> **Challenge**
Go through the entries below and collect each line with the string "drawn" in it.

>>

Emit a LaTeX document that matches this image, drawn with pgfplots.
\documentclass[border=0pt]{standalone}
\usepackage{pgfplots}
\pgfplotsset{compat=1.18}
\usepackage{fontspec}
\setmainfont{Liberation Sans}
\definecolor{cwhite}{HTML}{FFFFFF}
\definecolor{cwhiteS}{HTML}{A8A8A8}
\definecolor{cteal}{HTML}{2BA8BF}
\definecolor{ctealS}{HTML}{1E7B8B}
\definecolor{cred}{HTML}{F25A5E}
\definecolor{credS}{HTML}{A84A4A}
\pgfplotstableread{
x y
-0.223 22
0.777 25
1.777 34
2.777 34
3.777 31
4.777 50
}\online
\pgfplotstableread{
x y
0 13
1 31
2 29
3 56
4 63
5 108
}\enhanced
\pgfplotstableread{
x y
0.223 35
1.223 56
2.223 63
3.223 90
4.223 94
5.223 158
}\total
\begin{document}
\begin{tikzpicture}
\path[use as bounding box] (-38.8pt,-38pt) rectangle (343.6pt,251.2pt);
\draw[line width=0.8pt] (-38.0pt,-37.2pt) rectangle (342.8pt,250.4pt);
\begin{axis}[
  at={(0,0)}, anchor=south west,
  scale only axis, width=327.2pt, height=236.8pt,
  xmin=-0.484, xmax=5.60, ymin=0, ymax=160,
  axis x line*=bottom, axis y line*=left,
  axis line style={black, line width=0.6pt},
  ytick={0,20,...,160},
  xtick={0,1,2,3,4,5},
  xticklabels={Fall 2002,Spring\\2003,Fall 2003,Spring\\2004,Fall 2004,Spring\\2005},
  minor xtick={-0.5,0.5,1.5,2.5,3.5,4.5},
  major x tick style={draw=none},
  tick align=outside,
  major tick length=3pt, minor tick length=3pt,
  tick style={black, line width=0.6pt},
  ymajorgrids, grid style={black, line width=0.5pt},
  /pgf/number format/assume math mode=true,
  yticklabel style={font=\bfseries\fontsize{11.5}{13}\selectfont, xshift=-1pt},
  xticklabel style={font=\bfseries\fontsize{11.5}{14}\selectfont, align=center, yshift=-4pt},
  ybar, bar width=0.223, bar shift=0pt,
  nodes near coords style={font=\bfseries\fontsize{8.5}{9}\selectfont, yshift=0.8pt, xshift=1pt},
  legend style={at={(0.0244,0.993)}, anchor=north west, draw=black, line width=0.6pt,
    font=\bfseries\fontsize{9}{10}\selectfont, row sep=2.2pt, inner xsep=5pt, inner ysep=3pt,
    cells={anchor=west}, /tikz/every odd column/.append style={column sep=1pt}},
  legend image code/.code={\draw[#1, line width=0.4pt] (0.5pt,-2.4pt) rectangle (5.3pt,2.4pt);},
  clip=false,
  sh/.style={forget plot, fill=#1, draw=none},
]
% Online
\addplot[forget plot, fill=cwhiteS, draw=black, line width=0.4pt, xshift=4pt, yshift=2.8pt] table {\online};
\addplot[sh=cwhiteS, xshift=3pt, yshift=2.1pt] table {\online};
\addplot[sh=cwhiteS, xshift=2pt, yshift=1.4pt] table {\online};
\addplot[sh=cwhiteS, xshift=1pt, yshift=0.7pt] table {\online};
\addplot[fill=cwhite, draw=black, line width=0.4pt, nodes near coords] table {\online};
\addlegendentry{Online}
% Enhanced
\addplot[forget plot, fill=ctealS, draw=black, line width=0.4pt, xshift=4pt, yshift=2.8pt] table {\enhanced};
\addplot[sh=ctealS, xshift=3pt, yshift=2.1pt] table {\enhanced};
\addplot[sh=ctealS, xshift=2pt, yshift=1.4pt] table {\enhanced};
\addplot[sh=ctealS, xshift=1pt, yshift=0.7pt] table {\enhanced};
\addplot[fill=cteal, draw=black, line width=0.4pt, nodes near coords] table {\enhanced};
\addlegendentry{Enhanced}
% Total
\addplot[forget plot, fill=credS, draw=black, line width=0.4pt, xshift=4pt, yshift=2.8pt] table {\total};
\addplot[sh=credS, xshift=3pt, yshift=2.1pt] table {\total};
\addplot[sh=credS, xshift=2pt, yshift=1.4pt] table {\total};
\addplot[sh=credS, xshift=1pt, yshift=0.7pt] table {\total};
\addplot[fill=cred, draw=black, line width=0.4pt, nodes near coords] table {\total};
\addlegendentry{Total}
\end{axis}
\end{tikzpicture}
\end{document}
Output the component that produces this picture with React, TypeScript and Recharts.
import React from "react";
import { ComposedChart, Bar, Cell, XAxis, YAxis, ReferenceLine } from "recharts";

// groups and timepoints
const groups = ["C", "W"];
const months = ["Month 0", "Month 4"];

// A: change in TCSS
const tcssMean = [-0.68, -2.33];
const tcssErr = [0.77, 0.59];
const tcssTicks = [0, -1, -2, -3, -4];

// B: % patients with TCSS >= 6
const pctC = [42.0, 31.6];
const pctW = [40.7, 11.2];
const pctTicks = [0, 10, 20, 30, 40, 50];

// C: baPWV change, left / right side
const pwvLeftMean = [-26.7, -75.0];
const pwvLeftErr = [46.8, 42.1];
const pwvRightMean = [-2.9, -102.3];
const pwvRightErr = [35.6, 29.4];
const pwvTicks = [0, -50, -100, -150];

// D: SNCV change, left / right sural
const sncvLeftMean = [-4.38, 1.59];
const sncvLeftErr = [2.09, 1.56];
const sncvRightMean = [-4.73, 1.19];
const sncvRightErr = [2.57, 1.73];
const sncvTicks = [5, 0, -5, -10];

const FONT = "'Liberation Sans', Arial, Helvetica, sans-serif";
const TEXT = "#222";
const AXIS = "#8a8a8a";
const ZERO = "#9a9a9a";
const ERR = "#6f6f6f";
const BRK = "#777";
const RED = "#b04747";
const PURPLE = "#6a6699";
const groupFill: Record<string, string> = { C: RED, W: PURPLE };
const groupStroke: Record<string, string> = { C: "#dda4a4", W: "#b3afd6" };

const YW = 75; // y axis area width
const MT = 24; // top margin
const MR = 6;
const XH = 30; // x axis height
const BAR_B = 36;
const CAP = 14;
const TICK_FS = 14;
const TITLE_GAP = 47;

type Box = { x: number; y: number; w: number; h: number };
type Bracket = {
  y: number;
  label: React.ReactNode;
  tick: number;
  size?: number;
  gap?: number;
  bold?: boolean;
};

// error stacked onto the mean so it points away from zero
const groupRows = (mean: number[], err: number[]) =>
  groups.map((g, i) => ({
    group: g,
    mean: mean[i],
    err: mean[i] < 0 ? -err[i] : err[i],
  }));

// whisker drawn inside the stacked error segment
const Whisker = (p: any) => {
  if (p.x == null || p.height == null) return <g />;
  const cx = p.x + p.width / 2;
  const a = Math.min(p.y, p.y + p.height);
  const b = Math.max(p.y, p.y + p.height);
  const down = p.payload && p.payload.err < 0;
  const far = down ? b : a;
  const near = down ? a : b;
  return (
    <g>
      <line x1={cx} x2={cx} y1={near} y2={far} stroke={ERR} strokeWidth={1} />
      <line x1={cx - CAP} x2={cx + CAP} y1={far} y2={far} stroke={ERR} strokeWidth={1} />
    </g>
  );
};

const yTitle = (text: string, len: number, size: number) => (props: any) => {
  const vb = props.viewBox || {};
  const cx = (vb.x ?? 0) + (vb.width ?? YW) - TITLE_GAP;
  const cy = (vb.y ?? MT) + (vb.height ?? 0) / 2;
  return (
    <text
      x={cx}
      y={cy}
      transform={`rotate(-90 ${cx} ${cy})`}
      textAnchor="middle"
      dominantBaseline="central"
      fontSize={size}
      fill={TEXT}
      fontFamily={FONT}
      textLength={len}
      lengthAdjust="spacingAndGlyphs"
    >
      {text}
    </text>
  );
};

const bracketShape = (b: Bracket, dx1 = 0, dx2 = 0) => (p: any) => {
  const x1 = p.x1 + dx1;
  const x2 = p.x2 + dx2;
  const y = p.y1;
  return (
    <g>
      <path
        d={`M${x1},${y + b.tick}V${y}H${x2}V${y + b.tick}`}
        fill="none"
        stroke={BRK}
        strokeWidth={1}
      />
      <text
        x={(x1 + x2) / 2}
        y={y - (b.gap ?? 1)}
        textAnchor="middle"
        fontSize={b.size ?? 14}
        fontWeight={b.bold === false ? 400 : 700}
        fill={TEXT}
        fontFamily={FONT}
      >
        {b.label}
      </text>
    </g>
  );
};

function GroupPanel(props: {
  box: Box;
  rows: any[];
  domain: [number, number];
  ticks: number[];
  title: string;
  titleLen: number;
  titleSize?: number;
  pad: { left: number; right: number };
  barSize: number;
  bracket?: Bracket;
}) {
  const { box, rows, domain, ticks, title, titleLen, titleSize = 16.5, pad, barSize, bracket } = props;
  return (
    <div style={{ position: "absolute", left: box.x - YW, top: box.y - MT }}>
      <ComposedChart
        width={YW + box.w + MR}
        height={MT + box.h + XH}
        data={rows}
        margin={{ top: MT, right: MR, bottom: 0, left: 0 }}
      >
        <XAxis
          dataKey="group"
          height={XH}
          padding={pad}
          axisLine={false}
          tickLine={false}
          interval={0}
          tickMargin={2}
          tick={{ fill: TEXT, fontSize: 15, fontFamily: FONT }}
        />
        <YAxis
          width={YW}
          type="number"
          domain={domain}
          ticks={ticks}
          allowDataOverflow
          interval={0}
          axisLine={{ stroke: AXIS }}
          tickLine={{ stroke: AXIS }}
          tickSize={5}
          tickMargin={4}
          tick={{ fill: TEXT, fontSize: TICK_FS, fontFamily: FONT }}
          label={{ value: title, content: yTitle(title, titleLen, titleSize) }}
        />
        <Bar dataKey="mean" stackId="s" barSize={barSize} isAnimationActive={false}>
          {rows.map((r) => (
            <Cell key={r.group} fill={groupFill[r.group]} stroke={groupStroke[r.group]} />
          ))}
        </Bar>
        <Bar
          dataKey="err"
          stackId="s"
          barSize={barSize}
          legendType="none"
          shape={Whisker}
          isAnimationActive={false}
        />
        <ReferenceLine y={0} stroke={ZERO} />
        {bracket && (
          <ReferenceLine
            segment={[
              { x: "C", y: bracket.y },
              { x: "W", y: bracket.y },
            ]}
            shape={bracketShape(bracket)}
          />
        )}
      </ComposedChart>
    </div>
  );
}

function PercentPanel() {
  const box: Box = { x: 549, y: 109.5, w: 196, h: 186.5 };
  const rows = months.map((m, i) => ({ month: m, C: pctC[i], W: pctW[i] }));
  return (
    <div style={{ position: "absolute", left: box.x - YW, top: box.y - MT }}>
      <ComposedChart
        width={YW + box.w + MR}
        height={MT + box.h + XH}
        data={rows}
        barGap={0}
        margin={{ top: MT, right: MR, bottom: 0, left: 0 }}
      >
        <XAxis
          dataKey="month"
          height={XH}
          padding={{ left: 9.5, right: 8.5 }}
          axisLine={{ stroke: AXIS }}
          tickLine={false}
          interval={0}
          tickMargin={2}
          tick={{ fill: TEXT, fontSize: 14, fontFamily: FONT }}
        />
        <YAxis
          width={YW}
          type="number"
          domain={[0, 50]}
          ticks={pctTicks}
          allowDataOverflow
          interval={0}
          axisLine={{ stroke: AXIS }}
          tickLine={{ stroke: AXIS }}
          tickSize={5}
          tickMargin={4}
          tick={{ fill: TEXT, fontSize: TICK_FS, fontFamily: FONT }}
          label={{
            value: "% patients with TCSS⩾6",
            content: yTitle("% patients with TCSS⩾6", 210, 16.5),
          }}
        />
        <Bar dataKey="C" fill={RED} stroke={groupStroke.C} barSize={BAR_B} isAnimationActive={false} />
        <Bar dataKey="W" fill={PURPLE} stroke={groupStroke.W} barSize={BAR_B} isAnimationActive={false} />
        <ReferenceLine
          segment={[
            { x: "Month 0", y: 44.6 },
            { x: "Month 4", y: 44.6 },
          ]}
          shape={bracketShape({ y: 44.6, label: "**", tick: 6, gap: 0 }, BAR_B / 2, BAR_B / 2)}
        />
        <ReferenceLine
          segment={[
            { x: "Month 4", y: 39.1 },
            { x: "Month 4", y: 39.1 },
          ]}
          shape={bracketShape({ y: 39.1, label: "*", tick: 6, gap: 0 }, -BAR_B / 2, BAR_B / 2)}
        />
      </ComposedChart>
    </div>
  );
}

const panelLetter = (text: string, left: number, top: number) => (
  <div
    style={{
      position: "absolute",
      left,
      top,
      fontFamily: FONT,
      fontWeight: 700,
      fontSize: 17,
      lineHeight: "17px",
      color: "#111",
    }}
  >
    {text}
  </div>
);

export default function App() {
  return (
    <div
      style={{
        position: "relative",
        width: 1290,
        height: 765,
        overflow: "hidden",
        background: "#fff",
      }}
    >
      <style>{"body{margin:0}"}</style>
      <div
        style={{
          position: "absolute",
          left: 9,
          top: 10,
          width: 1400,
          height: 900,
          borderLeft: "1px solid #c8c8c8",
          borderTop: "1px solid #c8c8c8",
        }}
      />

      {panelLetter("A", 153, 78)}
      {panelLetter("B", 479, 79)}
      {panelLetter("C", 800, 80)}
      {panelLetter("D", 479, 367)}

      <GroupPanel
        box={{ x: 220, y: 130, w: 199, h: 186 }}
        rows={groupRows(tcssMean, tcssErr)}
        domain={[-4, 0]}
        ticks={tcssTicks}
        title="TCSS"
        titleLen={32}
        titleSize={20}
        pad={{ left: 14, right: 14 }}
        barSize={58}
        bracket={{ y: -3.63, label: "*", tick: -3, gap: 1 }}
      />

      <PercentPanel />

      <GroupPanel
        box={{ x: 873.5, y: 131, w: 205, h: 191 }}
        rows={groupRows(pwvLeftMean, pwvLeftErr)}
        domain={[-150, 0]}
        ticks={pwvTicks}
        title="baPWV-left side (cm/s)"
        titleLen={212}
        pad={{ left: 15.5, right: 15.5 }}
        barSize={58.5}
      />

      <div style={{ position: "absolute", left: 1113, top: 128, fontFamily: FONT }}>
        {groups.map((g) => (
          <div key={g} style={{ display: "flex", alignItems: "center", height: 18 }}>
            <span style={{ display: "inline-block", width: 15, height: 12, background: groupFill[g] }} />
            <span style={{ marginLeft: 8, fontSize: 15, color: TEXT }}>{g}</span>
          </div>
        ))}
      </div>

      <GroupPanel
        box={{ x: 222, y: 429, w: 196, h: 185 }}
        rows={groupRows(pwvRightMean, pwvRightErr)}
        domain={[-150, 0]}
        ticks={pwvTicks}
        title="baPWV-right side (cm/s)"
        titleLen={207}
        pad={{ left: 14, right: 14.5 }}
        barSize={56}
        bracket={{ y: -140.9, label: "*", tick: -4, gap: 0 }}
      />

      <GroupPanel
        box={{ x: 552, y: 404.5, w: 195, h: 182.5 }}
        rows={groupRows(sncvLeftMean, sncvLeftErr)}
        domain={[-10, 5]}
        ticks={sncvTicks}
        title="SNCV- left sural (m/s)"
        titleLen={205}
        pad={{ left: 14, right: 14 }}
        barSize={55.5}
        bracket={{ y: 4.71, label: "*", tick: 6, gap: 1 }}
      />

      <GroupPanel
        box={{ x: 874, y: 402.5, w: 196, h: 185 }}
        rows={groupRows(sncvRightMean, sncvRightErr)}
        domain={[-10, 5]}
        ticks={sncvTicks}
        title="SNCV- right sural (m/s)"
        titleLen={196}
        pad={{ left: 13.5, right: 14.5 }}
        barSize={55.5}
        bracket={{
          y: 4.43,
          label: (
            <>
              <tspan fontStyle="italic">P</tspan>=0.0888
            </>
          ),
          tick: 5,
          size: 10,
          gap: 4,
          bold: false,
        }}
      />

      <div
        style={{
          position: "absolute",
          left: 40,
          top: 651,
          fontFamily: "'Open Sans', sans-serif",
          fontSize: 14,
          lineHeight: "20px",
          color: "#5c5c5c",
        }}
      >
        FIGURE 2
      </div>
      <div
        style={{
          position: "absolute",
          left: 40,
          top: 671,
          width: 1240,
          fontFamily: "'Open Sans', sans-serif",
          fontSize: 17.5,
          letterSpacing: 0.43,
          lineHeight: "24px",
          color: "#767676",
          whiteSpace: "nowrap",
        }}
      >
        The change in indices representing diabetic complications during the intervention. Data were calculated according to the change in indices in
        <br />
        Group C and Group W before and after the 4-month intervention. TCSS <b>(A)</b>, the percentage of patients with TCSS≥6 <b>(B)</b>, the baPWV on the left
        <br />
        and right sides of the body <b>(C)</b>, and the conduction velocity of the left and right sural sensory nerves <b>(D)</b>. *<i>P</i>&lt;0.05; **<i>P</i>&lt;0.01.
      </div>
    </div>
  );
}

<<

> **Complete output**
Emit a LaTeX document that matches this image, drawn with pgfplots.
// whisker drawn inside the stacked error segment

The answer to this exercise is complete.